If you think that marrying serial divorcee Wallis Simpson was the only blunder of the hapless Duke of Windsor, then here is a book to set you straight. It is also a book for all conspiracy theorists to enjoy. This conspiracy theory is well enough documented to hold water. It was a conspiracy to keep the promiscuous and rather stupid Prince David Prince of Wales out of a sordid murder trial. The price to pay was freedom of a murderess and princess. The Prince, The Princess, And The Perfect Murder by Andrew Rose was published by Coronet.

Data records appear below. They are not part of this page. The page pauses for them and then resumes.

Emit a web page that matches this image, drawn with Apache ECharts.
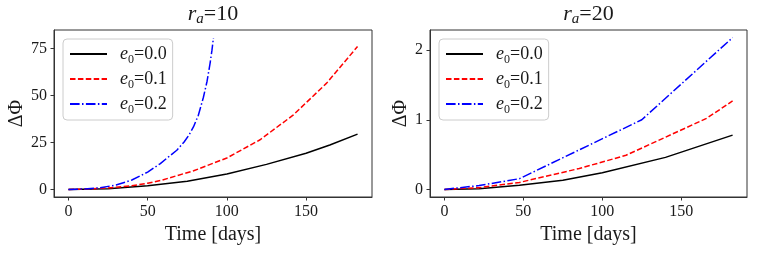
<!DOCTYPE html>
<html>
<head>
<meta charset="utf-8">
<script src="https://cdn.jsdelivr.net/npm/echarts@6/dist/echarts.min.js"></script>
<style>html,body{margin:0;padding:0;background:#fff}#c{width:758px;height:253px}</style>
</head>
<body>
<div id="c"></div>
<script>
// ---- data ----
const eccLabels = ['0.0', '0.1', '0.2'];
const panelTitles = ['10', '20'];
const xTicks = [0, 50, 100, 150];
const leftYTicks = [0, 25, 50, 75];
const rightYTicks = [0, 1, 2];

// r_a = 10
const l0T = [0, 25, 50, 75, 100, 125, 150, 165, 182.5];
const l0V = [0, 0.4, 1.9, 4.3, 8.2, 13.3, 19.2, 23.6, 29.4];
const l1T = [0, 10, 25, 40, 50, 58, 79, 100, 121, 142, 163, 182.5];
const l1V = [0, 0.15, 0.8, 1.9, 3.3, 4.7, 9.9, 16.7, 26.4, 39.6, 56.5, 76.0];
const l2T = [0, 10, 20, 30, 40, 50, 58, 63, 68.4, 73, 76, 78.9, 82, 85.2, 87.5, 89.4, 90.6, 91.5];
const l2V = [0, 0.2, 0.9, 2.3, 5.0, 9.2, 13.7, 17.2, 20.8, 25.2, 28.8, 33.2, 39.4, 49.0, 57.5, 67.0, 74.0, 80.5];

// r_a = 20
const r0T = [0, 22, 47.5, 75, 100, 140, 182.5];
const r0V = [0, 0.01, 0.06, 0.13, 0.24, 0.46, 0.78];
const r1T = [0, 22, 47.5, 85.4, 115, 166, 182.5];
const r1V = [0, 0.025, 0.10, 0.30, 0.49, 1.02, 1.27];
const r2T = [0, 22, 47.5, 125, 182.5];
const r2V = [0, 0.055, 0.154, 1.0, 2.18];

// ---- chart ----
const FONT = 'Liberation Serif';
const TXT = '#1a1a1a';
const AX = '#333333';
const colors = ['#000000', '#ff0000', '#0000ff'];
const dashes = ['solid', [5.5, 2.4], [9.6, 2.4, 1.5, 2.4]];
const pairs = (t, v) => t.map((x, i) => [x, v[i]]);

const chart = echarts.init(document.getElementById('c'), null, {renderer: 'canvas'});

const grids = [
  {left: 54, top: 30, width: 318, height: 167},
  {left: 430, top: 30, width: 317, height: 167}
];

function xAxis(idx) {
  return {
    type: 'value', gridIndex: idx, min: -9.125, max: 191.625,
    name: 'Time [days]', nameLocation: 'middle', nameGap: 20,
    nameTextStyle: {fontFamily: FONT, fontSize: 20, color: TXT},
    axisLine: {show: true, onZero: false, lineStyle: {color: AX, width: 1}},
    splitLine: {show: false},
    axisTick: {show: true, length: 3.5, lineStyle: {color: AX, width: 1}, customValues: xTicks},
    axisLabel: {fontFamily: FONT, fontSize: 16, color: TXT, margin: 7, customValues: xTicks}
  };
}
function yAxis(idx, min, max, ticks, gap) {
  return {
    type: 'value', gridIndex: idx, min: min, max: max,
    name: 'ΔΦ', nameLocation: 'middle', nameGap: gap, nameRotate: 90,
    nameTextStyle: {fontFamily: FONT, fontSize: 20, color: TXT},
    axisLine: {show: true, onZero: false, lineStyle: {color: AX, width: 1}},
    splitLine: {show: false},
    axisTick: {show: true, length: 3.5, lineStyle: {color: AX, width: 1}, customValues: ticks},
    axisLabel: {fontFamily: FONT, fontSize: 16, color: TXT, margin: 7, customValues: ticks}
  };
}

const subRich = {
  i: {fontFamily: FONT, fontStyle: 'italic', fontSize: 18, lineHeight: 24, color: TXT},
  s: {fontFamily: FONT, fontSize: 12, lineHeight: 12, verticalAlign: 'bottom', color: TXT},
  n: {fontFamily: FONT, fontSize: 18, lineHeight: 24, color: TXT}
};
const titleRich = {
  i: {fontFamily: FONT, fontStyle: 'italic', fontWeight: 'normal', fontSize: 22, lineHeight: 26, color: TXT},
  s: {fontFamily: FONT, fontStyle: 'italic', fontWeight: 'normal', fontSize: 15, lineHeight: 14, verticalAlign: 'bottom', color: TXT},
  n: {fontFamily: FONT, fontWeight: 'normal', fontSize: 22, lineHeight: 26, color: TXT}
};

const names = [['A0', 'A1', 'A2'], ['B0', 'B1', 'B2']];
const panelData = [
  [pairs(l0T, l0V), pairs(l1T, l1V), pairs(l2T, l2V)],
  [pairs(r0T, r0V), pairs(r1T, r1V), pairs(r2T, r2V)]
];

const series = [];
for (let p = 0; p < 2; p++) {
  for (let k = 0; k < 3; k++) {
    series.push({
      type: 'line', name: names[p][k], xAxisIndex: p, yAxisIndex: p,
      data: panelData[p][k], symbol: 'none', showSymbol: false, smooth: false,
      lineStyle: {color: colors[k], width: 1.5, type: dashes[k]},
      itemStyle: {color: colors[k]},
      animation: false, silent: true
    });
  }
}

function legend(p, left) {
  return {
    data: names[p], orient: 'vertical', left: left, top: 39,
    itemWidth: 37, itemHeight: 10, itemGap: 1,
    padding: [3, 6, 4, 6],
    backgroundColor: '#fff', borderColor: '#cccccc', borderWidth: 1, borderRadius: 4,
    selectedMode: false,
    itemStyle: {opacity: 0},
    formatter: function (name) {
      const k = Number(name.slice(1));
      return '{i|e}{s|0}{n|=' + eccLabels[k] + '}';
    },
    textStyle: {padding: [0, 0, 0, 8], lineHeight: 24, rich: subRich}
  };
}

chart.setOption({
  animation: false,
  backgroundColor: '#fff',
  title: [
    {text: '{i|r}{s|a}{n|=' + panelTitles[0] + '}', left: 213, top: 1, textAlign: 'center', padding: 0, textStyle: {fontWeight: 'normal', rich: titleRich}},
    {text: '{i|r}{s|a}{n|=' + panelTitles[1] + '}', left: 588.5, top: 1, textAlign: 'center', padding: 0, textStyle: {fontWeight: 'normal', rich: titleRich}}
  ],
  grid: grids.map(g => Object.assign({show: true, borderColor: AX, borderWidth: 1, backgroundColor: 'transparent'}, g)),
  xAxis: [xAxis(0), xAxis(1)],
  yAxis: [yAxis(0, -4.04, 84.74, leftYTicks, 27), yAxis(1, -0.109, 2.289, rightYTicks, 19)],
  legend: [legend(0, 63), legend(1, 439)],
  series: series
});
</script>
</body>
</html>
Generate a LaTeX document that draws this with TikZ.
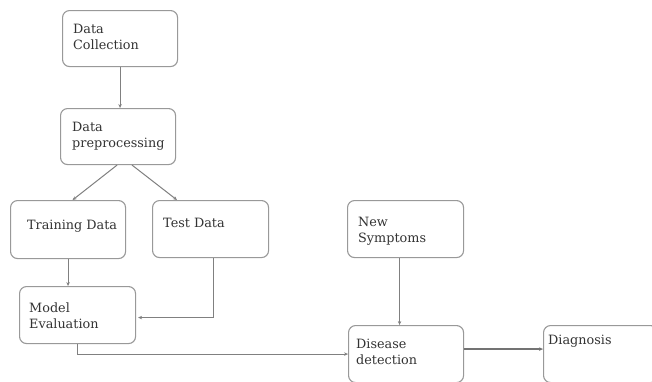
\documentclass[tikz,border=0pt]{standalone}
\usepackage{fontspec}
\setmainfont{DejaVu Serif}
\usetikzlibrary{arrows.meta}
\begin{document}
\begin{tikzpicture}[x=1pt,y=-1pt,
  box/.style={draw=black!40, line width=1.1pt, rounded corners=7pt, anchor=north west, inner sep=0pt, minimum width=115pt, minimum height=56pt},
  lbl/.style={anchor=base west, inner sep=0pt, align=left, font=\fontsize{12.8}{16}\selectfont, text=black!80},
  conn/.style={draw=black!45, line width=1pt, -{Stealth[length=4pt,width=3.5pt]}, black!50}]
\useasboundingbox[fill=white] (0,0) rectangle (652,381);
% boxes
\node[box] (dc) at (62,10) {};
\node[box] (dp) at (60,108) {};
\node[box, minimum height=58pt] (td) at (10,200) {};
\node[box, minimum width=116pt, minimum height=57pt] (ts) at (152,200) {};
\node[box, minimum width=116pt, minimum height=57pt] (me) at (19,286) {};
\node[box, minimum width=116pt, minimum height=57pt] (ns) at (347,200) {};
\node[box, minimum width=115pt, minimum height=57pt] (dd) at (348,325) {};
\node[box, minimum width=114pt, minimum height=57pt] (dg) at (543,325) {};
% labels (base = last line)
\node[lbl] (tdc) at (73,49) {Data\\Collection};
\node[lbl] (tdp) at (72,147) {Data\\preprocessing};
\node[lbl] (ttd) at (27,229) {Training Data};
\node[lbl] (tts) at (163,227) {Test Data};
\node[lbl] (tme) at (29,328) {Model\\Evaluation};
\node[lbl] (tns) at (358,242) {New\\Symptoms};
\node[lbl] (tdd) at (356,364) {Disease\\detection};
\node[lbl] (tdg) at (548,344) {Diagnosis};
% connectors
\draw[conn] (dc.south) -- (dc.south |- dp.north);
\draw[conn] ([xshift=-1pt]dp.south) -- ([xshift=4.5pt]td.north);
\draw[conn] ([xshift=14pt]dp.south) -- ([xshift=25pt]ts.north west);
\draw[conn] (td.south) -- (td.south |- me.north);
\draw[conn] ([xshift=3pt]ts.south) |- ([yshift=-2.5pt,xshift=2pt]me.east);
\draw[conn] (me.south) |- (dd.west);
\draw[conn] ([xshift=-6pt]ns.south) -- ([xshift=-6pt]ns.south |- dd.north);
\draw[conn, line width=1.4pt, black!55] ([yshift=5pt]dd.east) -- ([yshift=5pt]dd.east -| dg.west);
\end{tikzpicture}
\end{document}
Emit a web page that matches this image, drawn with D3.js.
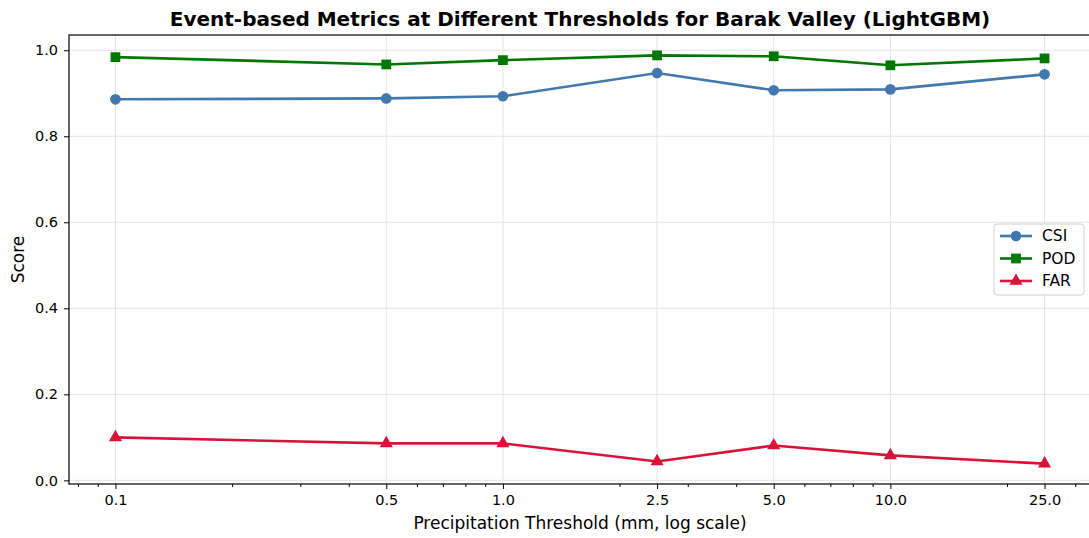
<!DOCTYPE html>
<html><head><meta charset="utf-8">
<script src="https://cdn.jsdelivr.net/npm/d3@7"></script>
<style>body{margin:0;background:#fff}svg{display:block;font-family:"DejaVu Sans",sans-serif}</style>
</head><body><svg id="c" width="1089" height="538"></svg>
<script>
const thresholds = [0.1, 0.5, 1.0, 2.5, 5.0, 10.0, 25.0];
const tickLabels = ["0.1", "0.5", "1.0", "2.5", "5.0", "10.0", "25.0"];
const csi = [0.886, 0.888, 0.893, 0.947, 0.907, 0.909, 0.944];
const pod = [0.984, 0.967, 0.977, 0.988, 0.986, 0.965, 0.981];
const far = [0.100, 0.086, 0.086, 0.044, 0.081, 0.058, 0.039];
const yTicks = [0.0, 0.2, 0.4, 0.6, 0.8, 1.0];

const svg = d3.select("#c");
const L = 69, R = 1091, T = 35, B = 484;
const lx0 = Math.log10(0.1), lx1 = Math.log10(25), pad = (lx1 - lx0) * 0.05;
const x = d3.scaleLog().domain([Math.pow(10, lx0 - pad), Math.pow(10, lx1 + pad)]).range([L, R]);
const allV = csi.concat(pod, far);
const vmin = d3.min(allV), vmax = d3.max(allV), vp = (vmax - vmin) * 0.05;
const y = d3.scaleLinear().domain([vmin - vp, vmax + vp]).range([B, T]);

// grid
const g = svg.append("g");
g.selectAll("line.vx").data(thresholds).join("line")
  .attr("x1", d => x(d)).attr("x2", d => x(d)).attr("y1", T).attr("y2", B)
  .attr("stroke", "#e3e3e3").attr("stroke-width", 1);
g.selectAll("line.hy").data(yTicks).join("line")
  .attr("y1", d => y(d)).attr("y2", d => y(d)).attr("x1", L).attr("x2", R)
  .attr("stroke", "#e3e3e3").attr("stroke-width", 1);

// minor ticks
const minor = [];
[0.01, 0.1, 1, 10].forEach(dec => { for (let k = 2; k <= 9; k++) minor.push(dec * k); });
const minorIn = minor.filter(v => v >= x.domain()[0] && v <= x.domain()[1] && !thresholds.some(t => Math.abs(t - v) < 1e-9));

const xAxis = d3.axisBottom(x).tickValues(thresholds).tickFormat((d, i) => tickLabels[i]).tickSize(5).tickPadding(6);
const xg = svg.append("g").attr("transform", `translate(0,${B})`).call(xAxis);
xg.select(".domain").remove();
xg.selectAll("text").attr("font-size", 14.5).attr("fill", "#000").attr("font-family", "DejaVu Sans");
xg.selectAll("line").attr("stroke", "#000");
svg.append("g").attr("transform", `translate(0,${B})`)
  .call(d3.axisBottom(x).tickValues(minorIn).tickFormat("").tickSize(3))
  .call(s => { s.select(".domain").remove(); s.selectAll("line").attr("stroke", "#000"); });

const yAxis = d3.axisLeft(y).tickValues(yTicks).tickFormat(d3.format(".1f")).tickSize(5).tickPadding(6);
const yg = svg.append("g").attr("transform", `translate(${L},0)`).call(yAxis);
yg.select(".domain").remove();
yg.selectAll("text").attr("font-size", 14.5).attr("fill", "#000").attr("font-family", "DejaVu Sans");
yg.selectAll("line").attr("stroke", "#000");

// spines
svg.append("rect").attr("x", L).attr("y", T).attr("width", R - L).attr("height", B - T)
  .attr("fill", "none").attr("stroke", "#000").attr("stroke-width", 1.2);

const series = [
  {name: "CSI", vals: csi, color: "#4178ae", shape: d3.symbolCircle, size: 90},
  {name: "POD", vals: pod, color: "#007700", shape: d3.symbolSquare, size: 95},
  {name: "FAR", vals: far, color: "#d8133a", shape: d3.symbolTriangle, size: 75},
];
const line = d3.line().x(d => x(d[0])).y(d => y(d[1]));
series.forEach(s => {
  const pts = thresholds.map((t, i) => [t, s.vals[i]]);
  svg.append("path").attr("d", line(pts)).attr("fill", "none").attr("stroke", s.color).attr("stroke-width", 2.6);
  svg.selectAll(null).data(pts).join("path")
    .attr("transform", d => `translate(${x(d[0])},${y(d[1])})`)
    .attr("d", d3.symbol().type(s.shape).size(s.size)).attr("fill", s.color);
});

// title and labels
svg.append("text").attr("x", (L + R) / 2).attr("y", 26).attr("text-anchor", "middle")
  .attr("font-size", 20).attr("font-weight", "bold").text("Event-based Metrics at Different Thresholds for Barak Valley (LightGBM)");
svg.append("text").attr("x", (L + R) / 2).attr("y", 529).attr("text-anchor", "middle")
  .attr("font-size", 17).text("Precipitation Threshold (mm, log scale)");
svg.append("text").attr("transform", `translate(24,${(T + B) / 2}) rotate(-90)`).attr("text-anchor", "middle")
  .attr("font-size", 17).text("Score");

// legend
const lg = svg.append("g").attr("transform", "translate(994,224)");
lg.append("rect").attr("width", 90).attr("height", 71).attr("rx", 3).attr("fill", "#fff").attr("fill-opacity", 0.85)
  .attr("stroke", "#d0d0d0");
series.forEach((s, i) => {
  const yy = 12 + i * 22.5;
  lg.append("line").attr("x1", 6).attr("x2", 38).attr("y1", yy).attr("y2", yy).attr("stroke", s.color).attr("stroke-width", 2.6);
  lg.append("path").attr("transform", `translate(22,${yy})`).attr("d", d3.symbol().type(s.shape).size(s.size)).attr("fill", s.color);
  lg.append("text").attr("x", 48).attr("y", yy + 5).attr("font-size", 15.5).text(s.name);
});
</script></body></html>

Appearances and titles can be deceiving. The princess in question is just such a case. Princess Marguerite Fahmy had come by her title through marriage. She had started out as plain Marie-Marguerite Laurient when she was born into the gutters of Paris. She became a well-known dominatrix catering to rich men in Paris. During World War I, she looked after English soldiers of substantial means, among them the Prince of Wales, better known to us as King Edward VIII of the United Kingdom. The latter was young, impressionable, and foolish enough to send her letters signed with his real name.
After Prince David broke off their entanglement at a substantial financial loss to her, she initially threatened disclosure. She stopped short of full blackmail, though, and just let him know that she had his letters in a safe place. After the Great War, she managed to land her fish from among her rich and famous clients in the person of Prince Ali Kamel Fahmy Bey. The Prince was ten years her junior and she converted to Islam prior to their marriage. The wedding took place in Cairo in 1922. In 1923, the couple visited London and stayed at the Savoy. There, Marguerite shot Ali in their suite.
She was apprehended at the scene. Police had was no doubt that she would be charged with murder with a very high probability to hang. Ten weeks after her arrest, a jury acquitted her unanimously of all charges. The book of Andrew Rose reconstructs the events under the premise that a conspiracy by friends of the Prince of Wales engineered the sensational outcome of the trial. Author and barrister Andrew Rose knows how to build an excellent case for the prosecution and for his own conspiracy theory presented in full in the book.
The intervention of the friends Prince David’s reeled in the Director of Public Prosecution from the very beginning. Consequently, the dice were loaded in favour of the defense when the murder case came to trial. The scene was carefully set with a junior prosecutor, an inexperienced judge, and ‘The Great Defender’ Sir Edward Marshall Hall hired for Marguerite's defense. Meanwhile, Marguerite rehearsed her role as an abused victim of a cruel eastern prince.
Marguerite had been offered a deal: Freedom for the return of Prince David's letters and her promise to keep the Prince of Wales out of trial proceedings. She duly instructed her French lawyers to send the letters to London, most of them. And the Great Defender was let loose on the person, life, and memory of the victim, Prince Ali. After Sir Edward had had his run in court, the young prince, probably more bisexual than anything else, had officially become a figure from hell, an abuser, wife beater, slaver, and sexual pervert. All this was accomplished by using every racial and religious prejudice ripe at the time.
As performances go, both he and Marguerite were magnificent. They were so good, in fact, that minor quibbles were graciously overlooked by the jury. Sir Edward was claiming self-defense for Marguerite. No one ventured to ask why she had to shoot three times, for instance. One of those shots went into the prince’s back. But as Andrew Rose builds his story, the outcome seems inevitable: Freedom for Marguerite and her return to Paris. She cheekily tried to claim her inheritance as a widow, too, but that ploy was foiled by the courts in Cairo.
This is a book that ticks many boxes. History, period drama, conspiracy theory, gossip, Royalty, and murder mystery are all rolled into one. As it is also well written, this for once is no waste of money. Go for it.